I'm grateful that I have people who love me so well from so far away that will send out mass FB messages and make phone calls and introduce me to people here just so that I can be a part of something and not alone.

It's summertime in TN and it's hot and the backyard is full of fireflies {it's almost awe-inspiring there are so many dancing, dancing, dancing...}and it smells like sweet basil and I'm happy.

Already I've been eating too much granola + yogurt, consuming too much local honey, and drinking too many chai teas.

Everything's turning out perfectly fine.

Tuesday, July 1, 2014

Forget the former things, do not dwell on the past. See I am doing a new thing! I am making streams in the desert and a way in the wasteland. Isaiah 43:18

June 30, 2014: I move from Atlanta to Nashville, TN. With very little money, no permanent address, and a whole lot of faith.

July 1st.
A new chapter. A new season. 
18 months exactly to the day when I first believe this dream was birthed in my heart.

You know how when you wait for something for so long, you get so used to the waiting part that when it's actually starting to unfold you freak out about 'not ready' you are? That's what this journey feels like. I keep telling God, "but I can't do this, I'm not ready, it happened to fast, there's so much I need, I want to go home where it's easier, this is the craziest thing in the world", etc.

The honest truth is that without divine intervention this will be a complete fail. But the awesome part? I've already seen so much divine intervention. Before I even arrived in Nashville, everything I needed on my trip was paid for. I saw the most amazing rainbow after driving through one of the worst storms I've ever seen. A lady in New Hope, TN paid for my cream soda. That didn't have to happen. But Jesus let these things happen to remind me that I was walking in obedience.

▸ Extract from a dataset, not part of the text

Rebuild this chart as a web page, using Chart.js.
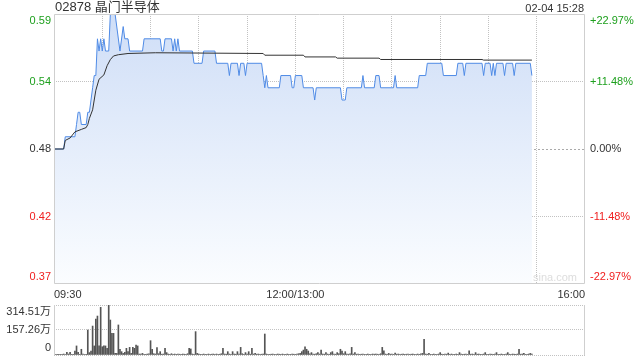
<!DOCTYPE html>
<html>
<head>
<meta charset="utf-8">
<script src="https://cdn.jsdelivr.net/npm/chart.js@4"></script>
<style>
  body { margin: 0; background: #fff; }
  #wrap { position: relative; width: 640px; height: 360px; overflow: hidden;
          font-family: 'Liberation Sans', Arial, 'Noto Sans CJK SC', sans-serif; }
  #priceChart { position: absolute; left: 0; top: 0; }
  #volChart { position: absolute; left: 0; top: 300px; }
  .txt { position: absolute; white-space: nowrap; }
  #title { left: 55px; top: 0; font-size: 13px; line-height: 14px; color: #333; }
  #stamp { right: 56px; top: 2px; font-size: 11px; line-height: 12px; color: #333; }
  #mark { left: 533px; top: 271px; font-size: 11px; line-height: 12px; color: #ddd; }
</style>
</head>
<body>
<div id="wrap">
  <canvas id="priceChart" width="640" height="300"></canvas>
  <canvas id="volChart" width="640" height="60"></canvas>
  <div class="txt" id="title">02878 晶门半导体</div>
  <div class="txt" id="stamp">02-04 15:28</div>
  <div class="txt" id="mark">sina.com</div>
</div>
<script>
// minutes since 09:30, lunch break removed (12:00/13:00 = 150, 16:00 = 330)
const timeTicks = [0, 30, 60, 90, 120, 150, 180, 210, 240, 270, 300, 330];
const timeLabels = { 0: '09:30', 150: '12:00/13:00', 330: '16:00' };

const prevClose = 0.48;
const pctTicks = [-22.97, -11.48, 0, 11.48, 22.97];
const priceTicks = pctTicks.map(p => prevClose * (1 + p / 100));

// price line (vertices)
const priceMinutes = [0, 6, 7, 13, 14, 15, 16, 17, 20, 21, 22, 23, 24, 25, 26, 27, 28, 29, 30, 31, 32, 34, 35, 38, 41, 43, 44, 46, 47, 55, 56, 66, 67, 68, 69, 73, 74, 75, 76, 77, 78, 86, 87, 92, 93, 100, 101, 108, 109, 110, 114, 115, 116, 118, 119, 120, 129, 130, 131, 132, 133, 140, 141, 147, 148, 149, 150, 154, 155, 161, 162, 163, 178, 179, 181, 182, 191, 192, 193, 199, 200, 202, 203, 211, 212, 213, 226, 227, 231, 232, 241, 242, 250, 251, 254, 255, 256, 266, 267, 268, 271, 272, 273, 274, 275, 279, 280, 281, 285, 286, 287, 296, 297];
const priceValues = [0.48, 0.48, 0.49, 0.49, 0.50, 0.51, 0.51, 0.50, 0.50, 0.51, 0.51, 0.52, 0.53, 0.54, 0.54, 0.57, 0.56, 0.57, 0.56, 0.57, 0.56, 0.56, 0.59, 0.59, 0.56, 0.58, 0.57, 0.57, 0.56, 0.56, 0.57, 0.57, 0.56, 0.56, 0.57, 0.57, 0.56, 0.57, 0.56, 0.57, 0.56, 0.56, 0.55, 0.55, 0.56, 0.56, 0.55, 0.55, 0.54, 0.55, 0.55, 0.54, 0.55, 0.55, 0.54, 0.55, 0.55, 0.54, 0.53, 0.54, 0.53, 0.53, 0.54, 0.54, 0.53, 0.53, 0.54, 0.54, 0.53, 0.53, 0.52, 0.53, 0.53, 0.52, 0.52, 0.53, 0.53, 0.54, 0.53, 0.53, 0.54, 0.54, 0.53, 0.53, 0.54, 0.53, 0.53, 0.54, 0.54, 0.55, 0.55, 0.54, 0.54, 0.55, 0.55, 0.54, 0.55, 0.55, 0.54, 0.55, 0.55, 0.54, 0.55, 0.54, 0.55, 0.55, 0.54, 0.55, 0.55, 0.54, 0.55, 0.55, 0.54];

// average price line (vertices)
const avgMinutes = [0, 6, 7, 10, 13, 17, 20, 21, 22, 24, 26, 28, 31, 33, 35, 37, 40, 46, 63, 130, 131, 155, 156, 175, 176, 202, 203, 266, 267, 297];
const avgValues = [0.48, 0.48, 0.487, 0.489, 0.494, 0.496, 0.4975, 0.50, 0.505, 0.512, 0.528, 0.537, 0.5405, 0.548, 0.553, 0.556, 0.557, 0.558, 0.5586, 0.558, 0.5566, 0.5566, 0.5552, 0.5552, 0.5542, 0.5542, 0.5531, 0.5531, 0.5526, 0.5526];

// volume per minute (万)
const volMax = 314.51;
const volTicks = [0, 157.26, 314.51];
const volumes = [
  3, 3, 4, 4, 4, 4, 6, 3, 17, 6, 17, 4, 4, 25, 57, 17, 4, 36, 6, 3,
  4, 157, 15, 25, 182, 57, 226, 245, 57, 300, 52, 57, 57, 42, 314.51, 220, 136, 136, 10, 10,
  189, 36, 21, 10, 17, 42, 21, 48, 10, 48, 42, 63, 57, 6, 6, 10, 4, 4, 6, 8,
  90, 36, 8, 6, 46, 8, 21, 5, 6, 42, 15, 6, 4, 8, 5, 6, 4, 6, 5, 4,
  6, 5, 4, 8, 42, 38, 6, 5, 147, 10, 6, 4, 5, 6, 4, 5, 6, 4, 5, 6,
  5, 6, 4, 5, 8, 42, 6, 5, 21, 6, 5, 21, 6, 5, 21, 6, 48, 8, 5, 15,
  6, 21, 5, 42, 6, 10, 5, 6, 4, 5, 6, 132, 6, 5, 4, 5, 6, 4, 5, 6,
  5, 4, 6, 5, 4, 6, 5, 4, 6, 5, 4, 6, 8, 10, 21, 31, 52, 36, 25, 8,
  15, 6, 5, 8, 15, 6, 31, 6, 5, 15, 6, 5, 15, 21, 6, 5, 15, 8, 36, 25,
  8, 21, 6, 5, 8, 48, 6, 15, 5, 6, 4, 5, 6, 4, 5, 6, 4, 5, 6, 5,
  6, 5, 4, 8, 48, 27, 6, 5, 10, 5, 6, 4, 12, 5, 6, 4, 5, 6, 4, 5,
  6, 4, 5, 6, 4, 5, 6, 4, 8, 10, 99, 6, 5, 10, 4, 5, 6, 4, 5, 6,
  15, 5, 4, 6, 5, 12, 4, 6, 5, 4, 6, 5, 15, 6, 4, 5, 6, 4, 27, 5,
  6, 4, 15, 5, 6, 4, 5, 6, 15, 5, 4, 6, 5, 4, 6, 15, 5, 4, 6, 5,
  4, 6, 15, 5, 4, 6, 5, 4, 6, 36, 5, 6, 10, 4, 5, 6, 10, 6
];

const UP = '#1ea01e';
const DOWN = '#f02020';
const TEXT = '#333';
const GRID = '#c2c2c2';

Chart.defaults.font.family = "'Liberation Sans', Arial, 'Noto Sans CJK SC', sans-serif";
Chart.defaults.font.size = 11;
Chart.defaults.color = TEXT;

// solid frame around the plot area
const frame = {
  id: 'frame',
  afterDraw(chart, args, opts) {
    const { ctx, chartArea: a } = chart;
    ctx.save();
    ctx.strokeStyle = '#cfcfcf';
    ctx.lineWidth = 1;
    ctx.beginPath();
    if (opts.full) {
      ctx.rect(a.left + 0.5, a.top + 0.5, a.right - a.left - 1, a.bottom - a.top - 1);
    } else {
      ctx.moveTo(a.left + 0.5, a.top); ctx.lineTo(a.left + 0.5, a.bottom);
      ctx.moveTo(a.right - 0.5, a.top); ctx.lineTo(a.right - 0.5, a.bottom);
    }
    ctx.stroke();
    ctx.restore();
  }
};

function priceColor(i) {
  if (pctTicks[i] > 0) return UP;
  if (pctTicks[i] < 0) return DOWN;
  return TEXT;
}

// keep first / last label inside the plot height
function edgeLabel(text, i, n) {
  if (i === n - 1) return ['', text];
  if (i === 0) return [text, ''];
  return text;
}

// edge labels must not shrink the plot area
function fixY(width) {
  return (s) => { s.width = width; s.paddingTop = 0; s.paddingBottom = 0; };
}

const priceLine = priceMinutes.map((m, i) => ({ x: m, y: priceValues[i] }));
const avgLine = avgMinutes.map((m, i) => ({ x: m, y: avgValues[i] }));

new Chart(document.getElementById('priceChart'), {
  type: 'line',
  data: {
    datasets: [
      {
        data: avgLine,
        borderColor: '#333',
        borderWidth: 1,
        pointRadius: 0,
        fill: false
      },
      {
        data: priceLine,
        borderColor: '#4f8be6',
        borderWidth: 1,
        pointRadius: 0,
        tension: 0,
        fill: 'start',
        backgroundColor: (c) => {
          const a = c.chart.chartArea;
          if (!a) return 'rgba(210,225,248,0.8)';
          const g = c.chart.ctx.createLinearGradient(0, a.top, 0, a.bottom);
          g.addColorStop(0, '#cfdef7');
          g.addColorStop(1, '#fbfdff');
          return g;
        }
      }
    ]
  },
  options: {
    responsive: false,
    animation: false,
    devicePixelRatio: 1,
    layout: { padding: { top: 14, left: 0, right: 0, bottom: 0 } },
    plugins: { legend: { display: false }, tooltip: { enabled: false }, frame: { full: true } },
    scales: {
      x: {
        type: 'linear',
        min: 0,
        max: 330,
        afterBuildTicks: (s) => { s.ticks = timeTicks.map(v => ({ value: v })); },
        afterFit: (s) => { s.height = 16; },
        ticks: {
          autoSkip: false,
          maxRotation: 0,
          align: 'inner',
          padding: 4,
          color: TEXT,
          callback: (v) => timeLabels[v] || ''
        },
        grid: {
          drawTicks: false,
          color: (c) => (c.index === 0 || c.index === timeTicks.length - 1) ? 'transparent' : GRID
        },
        border: { display: false, dash: [1, 1] }
      },
      y: {
        position: 'left',
        min: priceTicks[0],
        max: priceTicks[priceTicks.length - 1],
        afterBuildTicks: (s) => { s.ticks = priceTicks.map(v => ({ value: v })); },
        afterFit: fixY(54),
        ticks: {
          autoSkip: false,
          padding: 3,
          color: (c) => priceColor(c.index),
          callback: (v, i) => edgeLabel(v.toFixed(2), i, priceTicks.length)
        },
        grid: {
          drawTicks: false,
          color: (c) => (c.index === 0 || c.index === priceTicks.length - 1) ? 'transparent'
            : (c.index === 2 ? '#aaa' : GRID)
        },
        border: { display: false, dash: (c) => c.index === 2 ? [2, 2] : [1, 1] }
      },
      y2: {
        position: 'right',
        min: priceTicks[0],
        max: priceTicks[priceTicks.length - 1],
        afterBuildTicks: (s) => { s.ticks = priceTicks.map(v => ({ value: v })); },
        afterFit: fixY(55),
        ticks: {
          autoSkip: false,
          padding: 5,
          color: (c) => priceColor(c.index),
          callback: (v, i) => {
            const p = pctTicks[i];
            const s = (p > 0 ? '+' : '') + p.toFixed(2) + '%';
            return edgeLabel(s, i, pctTicks.length);
          }
        },
        grid: { display: false, drawTicks: false },
        border: { display: false }
      }
    }
  },
  plugins: [frame]
});

new Chart(document.getElementById('volChart'), {
  type: 'bar',
  data: {
    datasets: [{
      data: volumes.map((v, i) => ({ x: i, y: v })),
      backgroundColor: '#555',
      barThickness: 1
    }]
  },
  options: {
    responsive: false,
    animation: false,
    devicePixelRatio: 1,
    layout: { padding: { top: 5, left: 0, right: 55, bottom: 5 } },
    plugins: { legend: { display: false }, tooltip: { enabled: false }, frame: { full: false } },
    scales: {
      x: {
        type: 'linear',
        min: 0,
        max: 330,
        offset: false,
        display: false
      },
      y: {
        min: 0,
        max: volMax,
        afterBuildTicks: (s) => { s.ticks = volTicks.map(v => ({ value: v })); },
        afterFit: fixY(54),
        ticks: {
          autoSkip: false,
          padding: 3,
          color: TEXT,
          callback: (v, i) => edgeLabel(v === 0 ? '0' : v.toFixed(2) + '万', i, volTicks.length)
        },
        grid: { drawTicks: false, color: GRID },
        border: { display: false, dash: [1, 1] }
      }
    }
  },
  plugins: [frame]
});
</script>
</body>
</html>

That my choice to say "yes", despite how ridiculous it seems, was the right thing for my life.


This is a transition. People keep telling me I am brave, that they are inspired by me. I do not feel brave. I do not feel courageous. I do not feel strong. The truth is that this is not the most pleasant thing in the world. It's somewhat lonely, somewhat terrifying, somewhat confusing, somewhat overwhelming, somewhat exciting, and somewhat nerve racking. It's character building and faith testing. It's a sacrifice of sorts. It requires more prayer than anything I've ever done.

There are things I want to happen for me in Nashville. There are people I pray to meet. There are communities that I ache to be a part of. There are people here who need love, who need kindness, who need to know they matter. There are places in this city that need light + love. There is hope in my heart for what's coming. There are dreams I have for doing hair in this creative city, for excelling at my crafts, and for getting plugged in serving this community. There are organizations I want to invest in here.

I am looking forward to documenting the journey, to allowing my story to be written, to watching the faithfulness of God unfold as I wait with hope in what He's doing. I absolutely would have never done any of this without the support and love of so many people, so thank you. Thank you for writing me checks and cards and blowing up my phone with "Happy Moving Day!" messages and for believing with me and for me and on my behalf when I cannot. Thank you for celebrating, supporting, wishing, and wanting good things for me. Thank you. I am so much of who I am because of who I know.

Alright, sweet home Tennessee, let's get to making memories.